Halife tartışılır, sahabe tartışılır, imamlar tartışılır, müçtehitler tartışılır, kader tartışılır, kulluk tartışılır, yaratanın varlığı tartışılır, evrenin yapısı tartışılır.

Hem de kıyasıya tartışılır.

Kol kırılır, yen içinde kalmaz.

Şimşekler çakar... Sonuna kadar gidilir... Allak bullak edilir...

Benim bildiğim budur.

* * *

Ama şimdi yeni bir lakırdı tutturulmuş...

Şöyle bir şey:

“Aman Hoca Efendi'yi tartışmayalım... Aman düşmana cephane vermeyelim... Aman kol kırılsın ama yen içinde kalsın... Aman ha aman...”
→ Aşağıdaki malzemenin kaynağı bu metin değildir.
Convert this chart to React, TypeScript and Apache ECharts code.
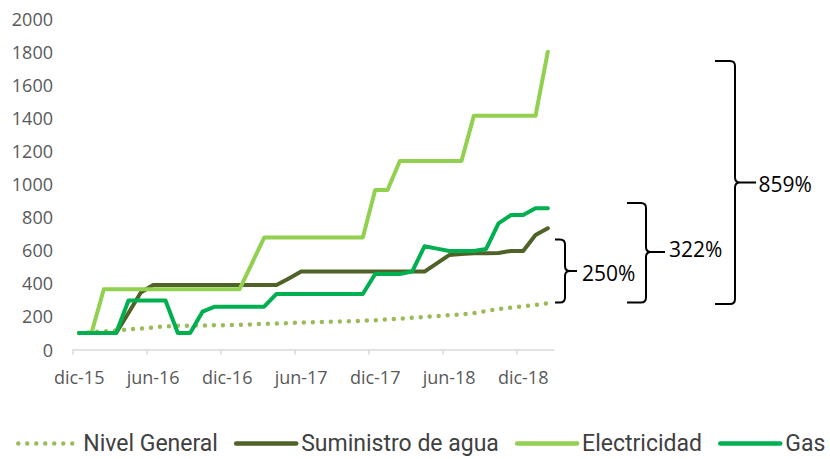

Bu “aşiret kültürü” nereden beslendi, bu “getto mantığı” nasıl bu kadar işlerlik kazandı, gerçekten anlamıyorum.

Ne korkuyorsun kardeşim, tartışsana...

Fikrini söylesene...

Ne düşünüyorsan haykırsana...

Kapalı kapılar ardında bin türlü dedikodu yapıp kamu önünde dut yemiş bülbüle dönersen, “hakikatin şimşeği” nasıl çakacak beyinlerde?

* * *

Hem ille de...

“Vay... Fethullah Gülen İsrailci olmuş...” mu demen gerekir?

Sen “Siyonist uşağı”, “MOSSAD ajanı”, “İsrail yalakası” demeden tartışamaz mısın?

“Hoca Efendi şöyle demiş ama ben öyle düşünmüyorum” demenin nesi kötü?

Sen katılmadığın yönleri vurgularsın, “Hoca Efendi” de lütfedip kendi görüşünü ortaya koyar...

Bunun nesi fena?

Hani “ümmetin ihtilafı”nda rahmet vardı?

Hani yanılınca şu kadar sevap, isabet kaydedilince şu kadar sevap kazanılırdı?

Ne oluyor yahu?

Çıldırdınız mı Allah aşkına?

Benim bildiğim, benim tanıdığım İslami kesim böyle değildi yahu...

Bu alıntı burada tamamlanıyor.